M. Scott Mahaskey/POLITICO
Some conservatives complain he’s setting them up to be blamed if he decides not to run.
By LAUREN FRENCH 10/20/15 11:50 PM EDT
Paul Ryan wants a full embrace from the House Freedom Caucus before he runs for House speaker. Early signs from the conservatives are they might never get there.
After Ryan addressed Republicans late Tuesday, saying he would need conservative backing to run, lawmakers in the 40-member group of hard-line conservatives came away wary of the Ways and Means chief’s demand for unconditional support. They were dismissive of his Ryan’s request that they relinquish a procedural tactic they used to threaten to strip outgoing Speaker John Boehner of his title – one of the most potent weapons in the group’s arsenal.
And it is clear the conservative lawmakers will insist on more specifics from Ryan before they would consider an endorsement. Sources within the caucus said he’ll have to discuss policy and procedural changes the Freedom Caucus wants and offer up tangible promises to decentralize power from leadership to rank-and-file members if he wants their backing.
Without specific pledges, those sources said, Ryan will have a hard time clinching the backing of 80 percent of the group’s members — its threshold for an endorsement.
“I got the sense that Paul Ryan was not willing to look at rule changes before October 29, and without that I don’t see him getting 80 percent,” one Freedom Caucus member said, referring to the expected date of the election for speaker.
The Freedom Caucus has until Friday to decide if it will back Ryan. Several of the Freedom Caucus’ most influential members huddled in the office of Rep. Jim Jordan (Ohio), the group’s chairman, late Tuesday night. And board members of the conservative organization will meet Wednesday to discuss Ryan’s conditions.
The Wisconsin Republican told his colleagues on Tuesday that he would serve as speaker if — and only if — the three largest coalitions in the GOP House support his candidacy. An endorsement is nearly assured from the Republican Study Committee and the moderate Tuesday Group.
“I have left this decision in their hands,” Ryan said at a press conference.
The Freedom Caucus has already endorsed Florida Republican Rep. Daniel Webster for speaker but that support is only for the internal vote of House Republicans. The conservative members could still back Ryan on the House floor. Webster told reporters Tuesday he is still committed to running for speaker.
Rep. Matt Salmon (R-Ariz.), a founding member of the Freedom Caucus, said Ryan made “some very reasonable observations about how anybody would need the support of the entire conference if they are going to be a successful speaker.”
The caucus is not ready to support Ryan, Salmon added, though he didn’t rule it out.
“All things are possible,” Salmon said. “I think the issue of process reforms are going to have to be addressed one way or another before the Freedom Caucus wholesale jumps in bed with him.”
But already Ryan has ruffled feathers within the group.

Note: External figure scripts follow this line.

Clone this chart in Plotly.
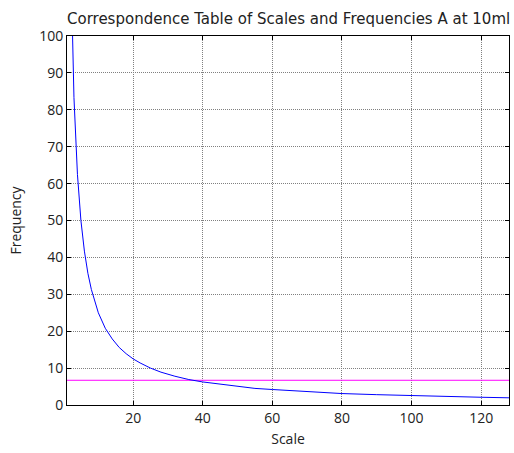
import plotly.graph_objects as go

# Wavelet scale vs. pseudo-frequency
scales = [2, 2.5, 3, 4, 5, 6, 7, 8, 9, 10, 12, 14, 16, 18, 20, 22, 25, 28, 32, 36,
          40, 45, 50, 55, 60, 70, 80, 90, 100, 110, 120, 128]
freqs = [125, 100, 83.3, 62.5, 50, 41.7, 35.7, 31.3, 27.8, 25, 20.8, 17.9, 15.6, 13.9,
         12.5, 11.4, 10, 8.9, 7.8, 6.9, 6.25, 5.6, 5, 4.5, 4.2, 3.6, 3.1, 2.8, 2.5,
         2.3, 2.1, 1.95]

# Reference frequency level
ref_level = 6.7
x_range = [1, 128]

x_ticks = [20, 40, 60, 80, 100, 120]
y_ticks = [0, 10, 20, 30, 40, 50, 60, 70, 80, 90, 100]

font = "Open Sans, Liberation Sans, sans-serif"
title_font = "DejaVu Sans, sans-serif"

fig = go.Figure()
fig.add_trace(go.Scatter(x=x_range, y=[ref_level, ref_level], mode="lines",
                         line=dict(color="#ff00ff", width=1), hoverinfo="skip"))
fig.add_trace(go.Scatter(x=scales, y=freqs, mode="lines",
                         line=dict(color="#0000ff", width=1)))

axis_common = dict(
    showline=True, linecolor="black", linewidth=1, mirror="ticks",
    ticks="inside", ticklen=4, tickcolor="black",
    showgrid=True, gridcolor="#808080", griddash="1px,1px", gridwidth=1,
    zeroline=False, tickfont=dict(family=font, size=14, color="#222222"),
)

fig.update_layout(
    width=514, height=453,
    margin=dict(l=67, r=5, t=36, b=48),
    paper_bgcolor="white", plot_bgcolor="white",
    showlegend=False,
    title=dict(text="Correspondence Table of Scales and Frequencies A at 10ml",
               x=0, xanchor="left", xref="paper", y=1 - 19 / 453, yanchor="middle",
               font=dict(family=title_font, size=15, color="#222222")),
    xaxis=dict(range=x_range, tickvals=x_ticks,
               title=dict(text="Scale", font=dict(family=font, size=14, color="#222222"),
                          standoff=8),
               **axis_common),
    yaxis=dict(range=[0, 100], tickvals=y_ticks,
               title=dict(text="Frequency", font=dict(family=font, size=14, color="#222222"),
                          standoff=14),
               **axis_common),
)

fig.write_html("out.html")
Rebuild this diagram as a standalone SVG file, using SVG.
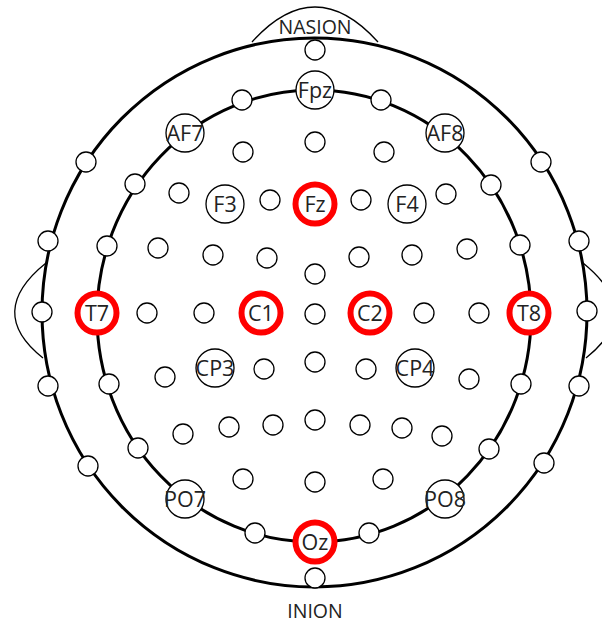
<svg xmlns="http://www.w3.org/2000/svg" width="602" height="625" viewBox="0 0 602 625">
<style>
.head{fill:none;stroke:#000;stroke-width:3}
.thin{fill:none;stroke:#000;stroke-width:1.3}
.s{fill:#fff;stroke:#000;stroke-width:1.3}
.l{fill:#fff;stroke:#000;stroke-width:1.3}
.r{fill:#fff;stroke:#f00;stroke-width:6}
text{font-family:"Open Sans","Noto Sans","DejaVu Sans",sans-serif;font-size:21.5px;fill:#222;text-anchor:middle}
.big{font-size:19.5px}
</style>
<rect width="602" height="625" fill="#fff"/>
<g id="connectors">
<path class="thin" d="M252,42 Q315,-28 378,42"/>
<path class="thin" d="M46,263 Q-15,312 43,358"/>
<path class="thin" d="M583,263 Q644,312 586,358"/>
<ellipse class="head" cx="314.5" cy="312.5" rx="272.5" ry="274.5"/>
<ellipse class="head" cx="314" cy="316" rx="217" ry="226"/>
</g>
<g id="labels">
<text class="big" x="315" y="34">NASION</text>
<text class="big" x="315" y="618">INION</text>
</g>
<g id="e_nasion"><circle class="s" cx="315" cy="50" r="10"/></g>
<g id="e1"><circle class="s" cx="242" cy="100" r="10"/></g>
<g id="e2"><circle class="s" cx="381" cy="100" r="10"/></g>
<g id="e3"><circle class="s" cx="315" cy="142" r="10"/></g>
<g id="e4"><circle class="s" cx="243" cy="152" r="10"/></g>
<g id="e5"><circle class="s" cx="384" cy="152" r="10"/></g>
<g id="e6"><circle class="s" cx="86" cy="162" r="10"/></g>
<g id="e7"><circle class="s" cx="541" cy="162" r="10"/></g>
<g id="e8"><circle class="s" cx="135" cy="184" r="10"/></g>
<g id="e9"><circle class="s" cx="491" cy="185" r="10"/></g>
<g id="e10"><circle class="s" cx="179" cy="193" r="10"/></g>
<g id="e11"><circle class="s" cx="446" cy="194" r="10"/></g>
<g id="e12"><circle class="s" cx="270" cy="200" r="10"/></g>
<g id="e13"><circle class="s" cx="361" cy="200" r="10"/></g>
<g id="e14"><circle class="s" cx="48" cy="241" r="10"/></g>
<g id="e15"><circle class="s" cx="579" cy="241" r="10"/></g>
<g id="e16"><circle class="s" cx="107" cy="246" r="10"/></g>
<g id="e17"><circle class="s" cx="520" cy="245" r="10"/></g>
<g id="e18"><circle class="s" cx="158" cy="248" r="10"/></g>
<g id="e19"><circle class="s" cx="467" cy="249" r="10"/></g>
<g id="e20"><circle class="s" cx="213" cy="255" r="10"/></g>
<g id="e21"><circle class="s" cx="412" cy="255" r="10"/></g>
<g id="e22"><circle class="s" cx="267" cy="258" r="10"/></g>
<g id="e23"><circle class="s" cx="359" cy="257" r="10"/></g>
<g id="e24"><circle class="s" cx="315" cy="274" r="10"/></g>
<g id="e25"><circle class="s" cx="42" cy="312" r="10"/></g>
<g id="e26"><circle class="s" cx="587" cy="311" r="10"/></g>
<g id="e27"><circle class="s" cx="147" cy="313" r="10"/></g>
<g id="e28"><circle class="s" cx="204" cy="313" r="10"/></g>
<g id="e29"><circle class="s" cx="315" cy="314" r="10"/></g>
<g id="e30"><circle class="s" cx="424" cy="313" r="10"/></g>
<g id="e31"><circle class="s" cx="479" cy="313" r="10"/></g>
<g id="e32"><circle class="s" cx="315" cy="362" r="10"/></g>
<g id="e33"><circle class="s" cx="264" cy="369" r="10"/></g>
<g id="e34"><circle class="s" cx="366" cy="369" r="10"/></g>
<g id="e35"><circle class="s" cx="165" cy="377" r="10"/></g>
<g id="e36"><circle class="s" cx="469" cy="379" r="10"/></g>
<g id="e37"><circle class="s" cx="109" cy="384" r="10"/></g>
<g id="e38"><circle class="s" cx="521" cy="384" r="10"/></g>
<g id="e39"><circle class="s" cx="48" cy="386" r="10"/></g>
<g id="e40"><circle class="s" cx="579" cy="386" r="10"/></g>
<g id="e41"><circle class="s" cx="315" cy="420" r="10"/></g>
<g id="e42"><circle class="s" cx="273" cy="425" r="10"/></g>
<g id="e43"><circle class="s" cx="360" cy="425" r="10"/></g>
<g id="e44"><circle class="s" cx="229" cy="427" r="10"/></g>
<g id="e45"><circle class="s" cx="402" cy="428" r="10"/></g>
<g id="e46"><circle class="s" cx="183" cy="434" r="10"/></g>
<g id="e47"><circle class="s" cx="442" cy="436" r="10"/></g>
<g id="e48"><circle class="s" cx="138" cy="448" r="10"/></g>
<g id="e49"><circle class="s" cx="489" cy="449" r="10"/></g>
<g id="e50"><circle class="s" cx="88" cy="466" r="10"/></g>
<g id="e51"><circle class="s" cx="544" cy="463" r="10"/></g>
<g id="e52"><circle class="s" cx="243" cy="479" r="10"/></g>
<g id="e53"><circle class="s" cx="383" cy="479" r="10"/></g>
<g id="e54"><circle class="s" cx="315" cy="482" r="10"/></g>
<g id="e55"><circle class="s" cx="255" cy="533" r="10"/></g>
<g id="e56"><circle class="s" cx="369" cy="533" r="10"/></g>
<g id="e_inion"><circle class="s" cx="315" cy="578" r="10"/></g>
<g id="Fpz"><circle class="l" cx="315" cy="90" r="19"/><text x="315" y="97.5">Fpz</text></g>
<g id="AF7"><circle class="l" cx="185" cy="133" r="19"/><text x="185" y="141">AF7</text></g>
<g id="AF8"><circle class="l" cx="445" cy="133" r="19"/><text x="445" y="141">AF8</text></g>
<g id="F3"><circle class="l" cx="225" cy="204" r="19"/><text x="225" y="212">F3</text></g>
<g id="F4"><circle class="l" cx="407" cy="204" r="19"/><text x="407" y="212">F4</text></g>
<g id="CP3"><circle class="l" cx="215" cy="368" r="19"/><text x="215" y="376">CP3</text></g>
<g id="CP4"><circle class="l" cx="415" cy="368" r="19"/><text x="415" y="376">CP4</text></g>
<g id="PO7"><circle class="l" cx="185" cy="499" r="19"/><text x="185" y="507">PO7</text></g>
<g id="PO8"><circle class="l" cx="445" cy="499" r="19"/><text x="445" y="507">PO8</text></g>
<g id="Fz"><circle class="r" cx="315" cy="204" r="19.5"/><text x="315" y="212">Fz</text></g>
<g id="T7"><circle class="r" cx="97" cy="313" r="19.5"/><text x="97" y="321">T7</text></g>
<g id="C1"><circle class="r" cx="261" cy="313" r="19.5"/><text x="261" y="321">C1</text></g>
<g id="C2"><circle class="r" cx="370" cy="313" r="19.5"/><text x="370" y="321">C2</text></g>
<g id="T8"><circle class="r" cx="529" cy="313" r="19.5"/><text x="529" y="321">T8</text></g>
<g id="Oz"><circle class="r" cx="315" cy="542" r="19.5"/><text x="315" y="550">Oz</text></g>
</svg>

Rep. Raúl Labrador (R-Idado) said that getting rid of the “motion to vacate” procedure — which Boehner was confronted with over the summer, one of the factors in his decision to resign — is a “non-starter.”
“I think we need to invite him in and have him expand on what he meant. You know he just gave a short speech,” Labrador, a Freedom Caucus member, said.
Ryan’s conditions essentially put the group in a no-win spot of endorsing a candidate for speaker many figures on the far right say is too moderate and accommodating — or blocking a highly respected figure in the GOP, the one candidate widely seen as capable of getting 218 votes on the House Floor.
One Freedom Caucus who requested anonymity in order to speak freely was asked whether Ryan is setting up the group to be blamed if he ends up not running.
“You can certainly read it that way,” the lawmaker said.